Pruitt's interpretation of construction and destruction in this period is essentially inductive: she has an interesting theory and adduces the evidence to support it. She believes that Fatimid architecture, like Ismaili philosophy, conceals an inner (bāṭin) truth behind exterior (ẓāhir) appearances. She relies not only on the evidence of medieval texts but also on the work of such earlier scholars as Paula Sanders, Irene Bierman, and Yasser Tabbaa, who believed that Fatimid art and architecture were the physical manifestations of Ismaili belief, or that Sunnis developed cursive scripts as a response to the Fatimids’ preference for angular scripts.2 While some scholars have endorsed such theories, others, including Sheila Blair and myself, have written that the evidence does not support them.3 In contrast to Pruitt, deductive scholars examine the evidence and see which, if any, theories might help to explain it. Pruitt is certainly entitled to her inductive method, but I would suggest that readers of this attractive book also seek out alternate views of the subject.

1.

Richard Krautheimer, “Introduction to an ‘Iconography of Mediaeval Architecture,’” Journal of the Warburg and Courtauld Institutes 5 (1942), 1–33.

2.

Paula Sanders, Ritual, Politics, and the City in Fatimid Cairo (Albany: State University of New York Press, 1994); Irene Bierman, Writing Signs: The Fatimid Public Text (Berkeley: University of California Press, 1998); Yasser Tabbaa, “The Transformation of Arabic Writing: Part 2, the Public Text,” Ars Orientalis 24 (1994), 119–47.

3.

Sheila S. Blair, “Floriated Kufic and the Fatimids,” in L'Egypte fatimide: Son art et son histoire; Actes du colloque organisé à Paris les 28, 29 et 30 mai 1998, ed.
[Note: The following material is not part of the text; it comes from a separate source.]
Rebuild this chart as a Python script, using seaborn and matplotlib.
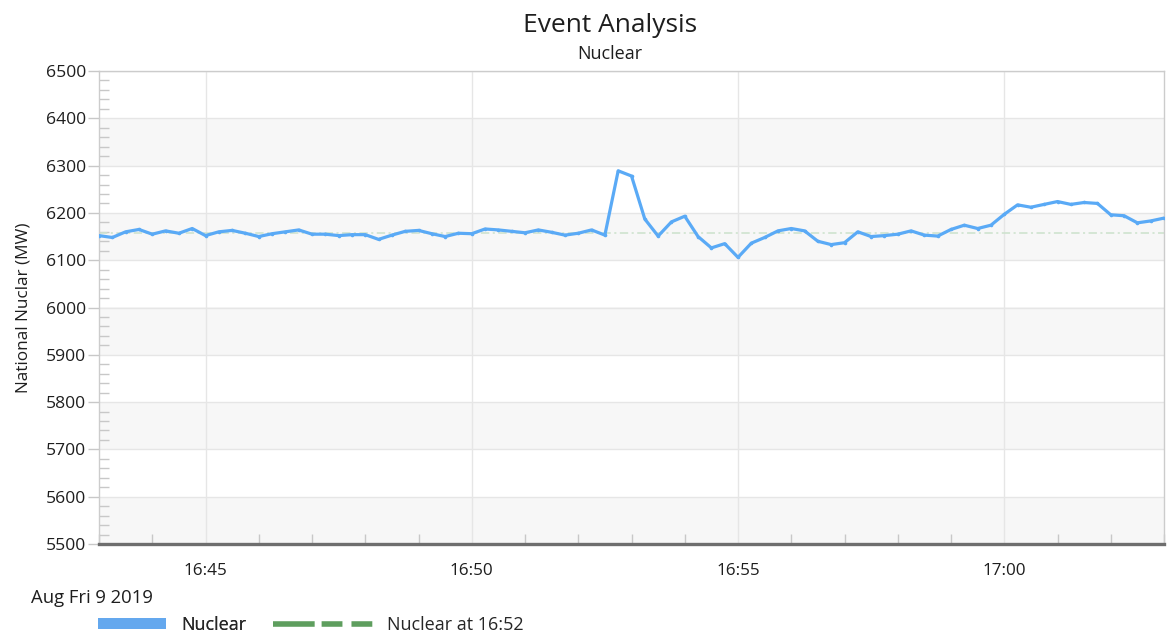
import matplotlib
matplotlib.use("Agg")
import matplotlib.pyplot as plt
import matplotlib.dates as mdates
from matplotlib.lines import Line2D
from matplotlib.patches import Patch
import numpy as np
import pandas as pd
import seaborn as sns

# ---------------- data ----------------
title = "Event Analysis"
subtitle = "Nuclear"
y_label = "National Nuclar (MW)"
date_label = "Aug Fri 9 2019"
series_name = "Nuclear"
ref_name = "Nuclear at 16:52"

start_time = "2019-08-09 16:43:00"
sample_seconds = 15
nuclear_mw = [
    6152, 6148, 6160, 6165,   # 16:43
    6155, 6162, 6157, 6167,   # 16:44
    6152, 6160, 6163, 6157,   # 16:45
    6150, 6156, 6160, 6164,   # 16:46
    6155, 6155, 6152, 6154,   # 16:47
    6154, 6144, 6153, 6161,   # 16:48
    6163, 6156, 6150, 6157,   # 16:49
    6156, 6166, 6164, 6161,   # 16:50
    6158, 6164, 6159, 6153,   # 16:51
    6157, 6164, 6153, 6289,   # 16:52
    6278, 6187, 6151, 6181,   # 16:53
    6193, 6150, 6126, 6135,   # 16:54
    6106, 6136, 6148, 6162,   # 16:55
    6167, 6162, 6140, 6133,   # 16:56
    6137, 6160, 6150, 6152,   # 16:57
    6155, 6162, 6153, 6151,   # 16:58
    6165, 6174, 6167, 6174,   # 16:59
    6197, 6217, 6212, 6218,   # 17:00
    6224, 6218, 6222, 6220,   # 17:01
    6196, 6194, 6179, 6183,   # 17:02
    6189,                     # 17:03
]
ref_value = 6157  # Nuclear at 16:52

x_start = "2019-08-09 16:43:00"
x_end = "2019-08-09 17:03:00"
y_ticks = [5500, 5600, 5700, 5800, 5900, 6000, 6100, 6200, 6300, 6400, 6500]

# ---------------- styling ----------------
sns.set_theme(style="white")
plt.rcParams["font.family"] = ["Open Sans", "DejaVu Sans"]
plt.rcParams["lines.scale_dashes"] = False

BLUE = "#5aaaf6"
GREEN = "#5e9e5e"
TEXT = "#1e1e1e"

times = pd.date_range(start_time, periods=len(nuclear_mw), freq=f"{sample_seconds}s")
df = pd.DataFrame({"time": times, "mw": nuclear_mw})

W, H = 1167, 636
fig = plt.figure(figsize=(W / 100, H / 100), dpi=100)
ax = fig.add_axes([99 / W, 1 - 544 / H, (1164 - 99) / W, (544 - 71) / H])

# alternating bands
for i in range(0, len(y_ticks) - 1, 2):
    ax.axhspan(y_ticks[i], y_ticks[i + 1], color="#f7f7f7", zorder=0, lw=0)

ax.axhline(ref_value, color="#cfe3cf", lw=1.2, ls=(0, (6, 2.5, 1.5, 2.5)), zorder=2)

sns.lineplot(data=df, x="time", y="mw", ax=ax, color=BLUE, lw=2.3,
             marker="o", markersize=2.6, markeredgewidth=0, zorder=3)

ax.set_xlim(pd.Timestamp(x_start), pd.Timestamp(x_end))
ax.set_ylim(y_ticks[0], y_ticks[-1])
ax.set_yticks(y_ticks)
ax.set_yticks(np.arange(y_ticks[0], y_ticks[-1], 20), minor=True)

ax.xaxis.set_major_locator(mdates.MinuteLocator(byminute=range(0, 60, 5)))
ax.xaxis.set_minor_locator(mdates.MinuteLocator())
ax.xaxis.set_major_formatter(mdates.DateFormatter("%H:%M"))

ax.grid(True, which="major", axis="both", color="#e6e6e6", lw=1, zorder=1)
ax.set_axisbelow(True)

ax.tick_params(axis="x", which="major", direction="inout", length=12, width=1,
               color="#c8c8c8", labelsize=12.3, labelcolor=TEXT, pad=8)
ax.tick_params(axis="x", which="minor", direction="in", length=7, width=1,
               color="#c8c8c8", bottom=True)
ax.tick_params(axis="y", which="major", direction="out", length=8, width=1,
               color="#c8c8c8", labelsize=12.6, labelcolor=TEXT, pad=1.5, left=True)
ax.tick_params(axis="y", which="minor", direction="in", length=7, width=1,
               color="#c8c8c8", left=True)

for side in ["top", "right", "left"]:
    ax.spines[side].set_color("#cccccc")
    ax.spines[side].set_linewidth(1)
ax.spines["bottom"].set_color("#6e6e6e")
ax.spines["bottom"].set_linewidth(2.4)

ax.set_xlabel("")
ax.set_ylabel(y_label, fontsize=12.3, color=TEXT, labelpad=10)

fig.text(610 / W, 1 - 32 / H, title, ha="center", va="baseline", fontsize=19, color=TEXT)
fig.text(610 / W, 1 - 59 / H, subtitle, ha="center", va="baseline", fontsize=13, color=TEXT)
fig.text(31 / W, 1 - 598 / H, date_label, ha="left", va="center", fontsize=13.3, color=TEXT)

LEG_FS = 13
leg1 = fig.legend(handles=[Patch(facecolor="#64a8ee", edgecolor="none", label=series_name)],
                  loc="center left", bbox_to_anchor=(98 / W, 1 - 625 / H),
                  frameon=False, fontsize=LEG_FS, handlelength=3.77, handleheight=0.58,
                  handletextpad=0.83, borderpad=0, borderaxespad=0)
fig.add_artist(leg1)
fig.legend(handles=[Line2D([], [], color=GREEN, lw=4,
                           ls=(0, (30, 5, 15, 6.5, 15, 40)), label=ref_name)],
           loc="center left", bbox_to_anchor=(273 / W, 1 - 625 / H),
           frameon=False, fontsize=LEG_FS, handlelength=5.54,
           handletextpad=0.78, borderpad=0, borderaxespad=0)

fig.savefig("out.png", dpi=100)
Marianne Barrucand (Paris: Presses de l'Université de Paris-Sorbonne, 1999), 107–16; Jonathan M. Bloom, Arts of the City Victorious: Islamic Art and Architecture in Fatimid North Africa and Egypt (London: Yale University Press, 2007); Jonathan M. Bloom, “Art and Architecture,” in The Shii World: Pathways in Muslim Tradition and Modernity, ed. Farhad Daftary, Shainool Jiwa, and Amyn Sajoo (London: Institute of Ismaili Studies and I. B. Tauris, 2015), 228–56.